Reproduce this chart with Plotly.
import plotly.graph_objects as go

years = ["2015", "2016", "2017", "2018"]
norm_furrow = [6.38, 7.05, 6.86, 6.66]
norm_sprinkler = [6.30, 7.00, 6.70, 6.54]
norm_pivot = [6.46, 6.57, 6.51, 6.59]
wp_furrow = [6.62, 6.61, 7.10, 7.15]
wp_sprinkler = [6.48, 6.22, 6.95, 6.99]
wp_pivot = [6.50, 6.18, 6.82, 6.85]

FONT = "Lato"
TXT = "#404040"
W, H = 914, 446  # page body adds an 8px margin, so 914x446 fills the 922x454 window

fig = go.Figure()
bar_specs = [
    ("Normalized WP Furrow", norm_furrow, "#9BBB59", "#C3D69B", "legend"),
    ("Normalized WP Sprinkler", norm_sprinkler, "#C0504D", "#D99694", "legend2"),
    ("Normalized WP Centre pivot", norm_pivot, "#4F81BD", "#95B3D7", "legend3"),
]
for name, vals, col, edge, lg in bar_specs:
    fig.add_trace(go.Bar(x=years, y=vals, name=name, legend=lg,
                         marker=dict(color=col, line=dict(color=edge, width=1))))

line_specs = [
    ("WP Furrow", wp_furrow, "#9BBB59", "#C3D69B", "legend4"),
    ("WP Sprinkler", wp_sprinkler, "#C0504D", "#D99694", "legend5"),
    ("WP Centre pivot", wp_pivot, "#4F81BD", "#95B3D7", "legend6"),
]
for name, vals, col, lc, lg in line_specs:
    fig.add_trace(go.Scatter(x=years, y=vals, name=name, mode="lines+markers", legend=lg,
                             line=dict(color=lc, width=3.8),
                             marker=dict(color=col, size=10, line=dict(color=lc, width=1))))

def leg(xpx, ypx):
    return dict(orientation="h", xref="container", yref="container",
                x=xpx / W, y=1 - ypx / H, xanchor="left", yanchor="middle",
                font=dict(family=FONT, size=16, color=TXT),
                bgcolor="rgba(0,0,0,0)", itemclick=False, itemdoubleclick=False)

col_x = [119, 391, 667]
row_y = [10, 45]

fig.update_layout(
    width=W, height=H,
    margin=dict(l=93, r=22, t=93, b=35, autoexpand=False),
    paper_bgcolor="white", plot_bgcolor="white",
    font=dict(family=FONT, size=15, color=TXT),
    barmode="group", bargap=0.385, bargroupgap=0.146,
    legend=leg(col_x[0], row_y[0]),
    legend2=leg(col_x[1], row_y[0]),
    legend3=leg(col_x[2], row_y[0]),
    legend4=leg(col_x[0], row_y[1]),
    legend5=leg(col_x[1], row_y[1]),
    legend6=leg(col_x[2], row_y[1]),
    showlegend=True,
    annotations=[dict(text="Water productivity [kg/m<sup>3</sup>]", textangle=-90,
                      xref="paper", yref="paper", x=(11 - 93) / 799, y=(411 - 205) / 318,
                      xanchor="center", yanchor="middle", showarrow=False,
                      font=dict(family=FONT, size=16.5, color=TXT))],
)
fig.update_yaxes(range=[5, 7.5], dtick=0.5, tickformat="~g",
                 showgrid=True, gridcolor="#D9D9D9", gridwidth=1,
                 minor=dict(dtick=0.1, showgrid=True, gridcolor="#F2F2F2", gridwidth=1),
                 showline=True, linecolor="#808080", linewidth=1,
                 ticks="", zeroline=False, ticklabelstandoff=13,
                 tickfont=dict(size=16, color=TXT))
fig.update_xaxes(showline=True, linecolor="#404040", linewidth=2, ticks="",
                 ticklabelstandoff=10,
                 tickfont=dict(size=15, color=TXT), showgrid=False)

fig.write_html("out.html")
* * *
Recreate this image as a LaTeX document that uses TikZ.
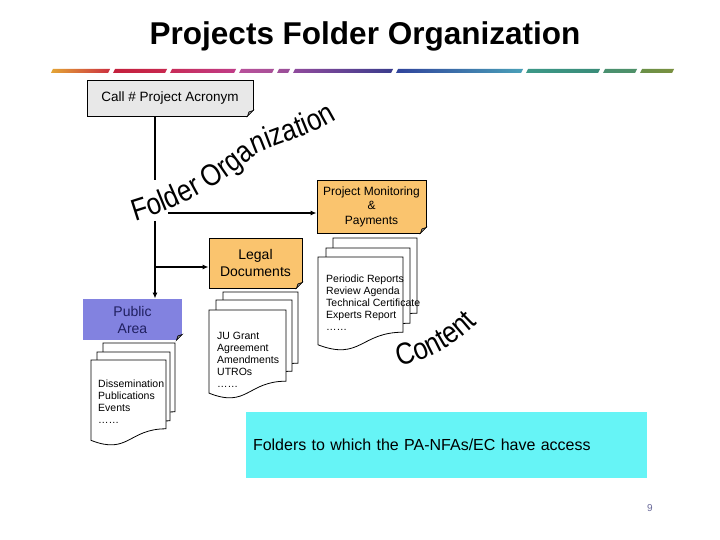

■ Exercise ■
Reproduce the lines exactly, taking as the first line the one with "Reproduce this chart with Plotly." and as the last line the one with "row_y = [10, 45]", and include nothing else.

■ Complete response ■
Reproduce this chart with Plotly.
import plotly.graph_objects as go

years = ["2015", "2016", "2017", "2018"]
norm_furrow = [6.38, 7.05, 6.86, 6.66]
norm_sprinkler = [6.30, 7.00, 6.70, 6.54]
norm_pivot = [6.46, 6.57, 6.51, 6.59]
wp_furrow = [6.62, 6.61, 7.10, 7.15]
wp_sprinkler = [6.48, 6.22, 6.95, 6.99]
wp_pivot = [6.50, 6.18, 6.82, 6.85]

FONT = "Lato"
TXT = "#404040"
W, H = 914, 446  # page body adds an 8px margin, so 914x446 fills the 922x454 window

fig = go.Figure()
bar_specs = [
    ("Normalized WP Furrow", norm_furrow, "#9BBB59", "#C3D69B", "legend"),
    ("Normalized WP Sprinkler", norm_sprinkler, "#C0504D", "#D99694", "legend2"),
    ("Normalized WP Centre pivot", norm_pivot, "#4F81BD", "#95B3D7", "legend3"),
]
for name, vals, col, edge, lg in bar_specs:
    fig.add_trace(go.Bar(x=years, y=vals, name=name, legend=lg,
                         marker=dict(color=col, line=dict(color=edge, width=1))))

line_specs = [
    ("WP Furrow", wp_furrow, "#9BBB59", "#C3D69B", "legend4"),
    ("WP Sprinkler", wp_sprinkler, "#C0504D", "#D99694", "legend5"),
    ("WP Centre pivot", wp_pivot, "#4F81BD", "#95B3D7", "legend6"),
]
for name, vals, col, lc, lg in line_specs:
    fig.add_trace(go.Scatter(x=years, y=vals, name=name, mode="lines+markers", legend=lg,
                             line=dict(color=lc, width=3.8),
                             marker=dict(color=col, size=10, line=dict(color=lc, width=1))))

def leg(xpx, ypx):
    return dict(orientation="h", xref="container", yref="container",
                x=xpx / W, y=1 - ypx / H, xanchor="left", yanchor="middle",
                font=dict(family=FONT, size=16, color=TXT),
                bgcolor="rgba(0,0,0,0)", itemclick=False, itemdoubleclick=False)

col_x = [119, 391, 667]
row_y = [10, 45]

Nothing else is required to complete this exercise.